* Exercise goal *
Images are not part of the copy; transcribe all the data exactly.

===

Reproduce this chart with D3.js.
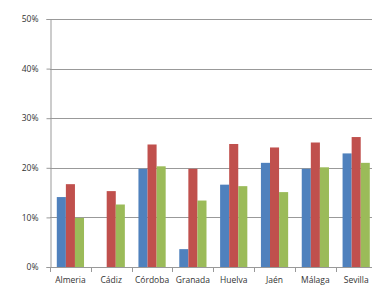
<!DOCTYPE html>
<html>
<head>
<meta charset="utf-8">
<script src="https://cdn.jsdelivr.net/npm/d3@7"></script>
<style>
  body { margin: 0; background: #fff; }
  svg { display: block; }
  text { font-family: "Open Sans", "Liberation Sans", sans-serif; font-size: 8.5px; fill: #333; }
</style>
</head>
<body>
<svg id="chart" width="372" height="286"></svg>
<script>
let provinces = ["Almeria", "Cádiz", "Córdoba", "Granada", "Huelva", "Jaén", "Málaga", "Sevilla"]
let seriesNames = ["s1", "s2", "s3"]
let serie1 = [14.1, 0, 19.8, 3.6, 16.6, 21.0, 19.8, 22.9]
let serie2 = [16.7, 15.3, 24.7, 19.8, 24.8, 24.1, 25.1, 26.2]
let serie3 = [9.9, 12.6, 20.3, 13.4, 16.3, 15.1, 20.1, 21.0]
let yTicks = [0, 10, 20, 30, 40, 50]
let colors = ["#4f81bd", "#c0504d", "#9bbb59"]

let svg = d3.select("#chart")
let plotLeft = 50, plotRight = 376.6, plotTop = 19, plotBottom = 267

let y = d3.scaleLinear().domain([0, 50]).range([plotBottom, plotTop])
let x0 = d3.scaleBand().domain(provinces).range([plotLeft, plotRight]).padding(0)
let x1 = d3.scaleBand().domain(seriesNames).range([6.8, x0.bandwidth() - 6.8])

// gridlines
svg.append("g")
    .selectAll("line")
    .data(yTicks.slice(1))
    .enter()
    .append("line")
    .attr("x1", plotLeft)
    .attr("x2", 372)
    .attr("y1", d => Math.round(y(d)) + 0.5)
    .attr("y2", d => Math.round(y(d)) + 0.5)
    .attr("stroke", "#999")
    .attr("stroke-width", 1)

// bars
let rows = provinces.map((p, i) => ({ p: p, v: [serie1[i], serie2[i], serie3[i]] }))
let groups = svg.append("g")
    .selectAll("g")
    .data(rows)
    .enter()
    .append("g")
    .attr("transform", d => "translate(" + x0(d.p) + ",0)")

groups.selectAll("rect")
    .data(d => d.v.map((v, j) => ({ s: seriesNames[j], v: v, c: colors[j] })))
    .enter()
    .append("rect")
    .attr("x", d => x1(d.s))
    .attr("width", x1.bandwidth())
    .attr("y", d => y(d.v))
    .attr("height", d => y(0) - y(d.v))
    .attr("fill", d => d.c)

// y axis
let yAxis = d3.axisLeft(y)
    .tickValues(yTicks)
    .tickFormat(d => d + "%")
    .tickSize(4)
    .tickPadding(8)
let gy = svg.append("g")
    .attr("transform", "translate(" + (plotLeft + 0.5) + ",0)")
    .call(yAxis)
gy.select(".domain").attr("stroke", "#999")
gy.selectAll(".tick line").attr("stroke", "#999")
gy.selectAll("text").attr("fill", "#333")

// x axis line and category separators
svg.append("line")
    .attr("x1", plotLeft)
    .attr("x2", 372)
    .attr("y1", plotBottom + 0.5)
    .attr("y2", plotBottom + 0.5)
    .attr("stroke", "#999")

svg.append("g")
    .selectAll("line")
    .data(provinces)
    .enter()
    .append("line")
    .attr("x1", d => Math.round(x0(d)) + 0.5)
    .attr("x2", d => Math.round(x0(d)) + 0.5)
    .attr("y1", plotBottom)
    .attr("y2", plotBottom + 5)
    .attr("stroke", "#999")

svg.append("g")
    .selectAll("text")
    .data(provinces)
    .enter()
    .append("text")
    .attr("x", d => x0(d) + x0.bandwidth() / 2)
    .attr("y", 283)
    .attr("text-anchor", "middle")
    .text(d => d)
</script>
</body>
</html>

===

* Response *
Reproduce this chart with D3.js.
<!DOCTYPE html>
<html>
<head>
<meta charset="utf-8">
<script src="https://cdn.jsdelivr.net/npm/d3@7"></script>
<style>
  body { margin: 0; background: #fff; }
  svg { display: block; }
  text { font-family: "Open Sans", "Liberation Sans", sans-serif; font-size: 8.5px; fill: #333; }
</style>
</head>
<body>
<svg id="chart" width="372" height="286"></svg>
<script>
let provinces = ["Almeria", "Cádiz", "Córdoba", "Granada", "Huelva", "Jaén", "Málaga", "Sevilla"]
let seriesNames = ["s1", "s2", "s3"]
let serie1 = [14.1, 0, 19.8, 3.6, 16.6, 21.0, 19.8, 22.9]
let serie2 = [16.7, 15.3, 24.7, 19.8, 24.8, 24.1, 25.1, 26.2]
let serie3 = [9.9, 12.6, 20.3, 13.4, 16.3, 15.1, 20.1, 21.0]
let yTicks = [0, 10, 20, 30, 40, 50]
let colors = ["#4f81bd", "#c0504d", "#9bbb59"]

let svg = d3.select("#chart")
let plotLeft = 50, plotRight = 376.6, plotTop = 19, plotBottom = 267

let y = d3.scaleLinear().domain([0, 50]).range([plotBottom, plotTop])
let x0 = d3.scaleBand().domain(provinces).range([plotLeft, plotRight]).padding(0)
let x1 = d3.scaleBand().domain(seriesNames).range([6.8, x0.bandwidth() - 6.8])

// gridlines
svg.append("g")
    .selectAll("line")
    .data(yTicks.slice(1))
    .enter()
    .append("line")
    .attr("x1", plotLeft)
    .attr("x2", 372)
    .attr("y1", d => Math.round(y(d)) + 0.5)
    .attr("y2", d => Math.round(y(d)) + 0.5)
    .attr("stroke", "#999")
    .attr("stroke-width", 1)

// bars
let rows = provinces.map((p, i) => ({ p: p, v: [serie1[i], serie2[i], serie3[i]] }))
let groups = svg.append("g")
    .selectAll("g")
    .data(rows)
    .enter()
    .append("g")
    .attr("transform", d => "translate(" + x0(d.p) + ",0)")

groups.selectAll("rect")
    .data(d => d.v.map((v, j) => ({ s: seriesNames[j], v: v, c: colors[j] })))
    .enter()
    .append("rect")
    .attr("x", d => x1(d.s))
    .attr("width", x1.bandwidth())
    .attr("y", d => y(d.v))
    .attr("height", d => y(0) - y(d.v))
    .attr("fill", d => d.c)

// y axis
let yAxis = d3.axisLeft(y)
    .tickValues(yTicks)
    .tickFormat(d => d + "%")
    .tickSize(4)
    .tickPadding(8)
let gy = svg.append("g")
    .attr("transform", "translate(" + (plotLeft + 0.5) + ",0)")
    .call(yAxis)
gy.select(".domain").attr("stroke", "#999")
gy.selectAll(".tick line").attr("stroke", "#999")
gy.selectAll("text").attr("fill", "#333")

// x axis line and category separators
svg.append("line")
    .attr("x1", plotLeft)
    .attr("x2", 372)
    .attr("y1", plotBottom + 0.5)
    .attr("y2", plotBottom + 0.5)
    .attr("stroke", "#999")

svg.append("g")
    .selectAll("line")
    .data(provinces)
    .enter()
    .append("line")
    .attr("x1", d => Math.round(x0(d)) + 0.5)
    .attr("x2", d => Math.round(x0(d)) + 0.5)
    .attr("y1", plotBottom)
    .attr("y2", plotBottom + 5)
    .attr("stroke", "#999")

svg.append("g")
    .selectAll("text")
    .data(provinces)
    .enter()
    .append("text")
    .attr("x", d => x0(d) + x0.bandwidth() / 2)
    .attr("y", 283)
    .attr("text-anchor", "middle")
    .text(d => d)
</script>
</body>
</html>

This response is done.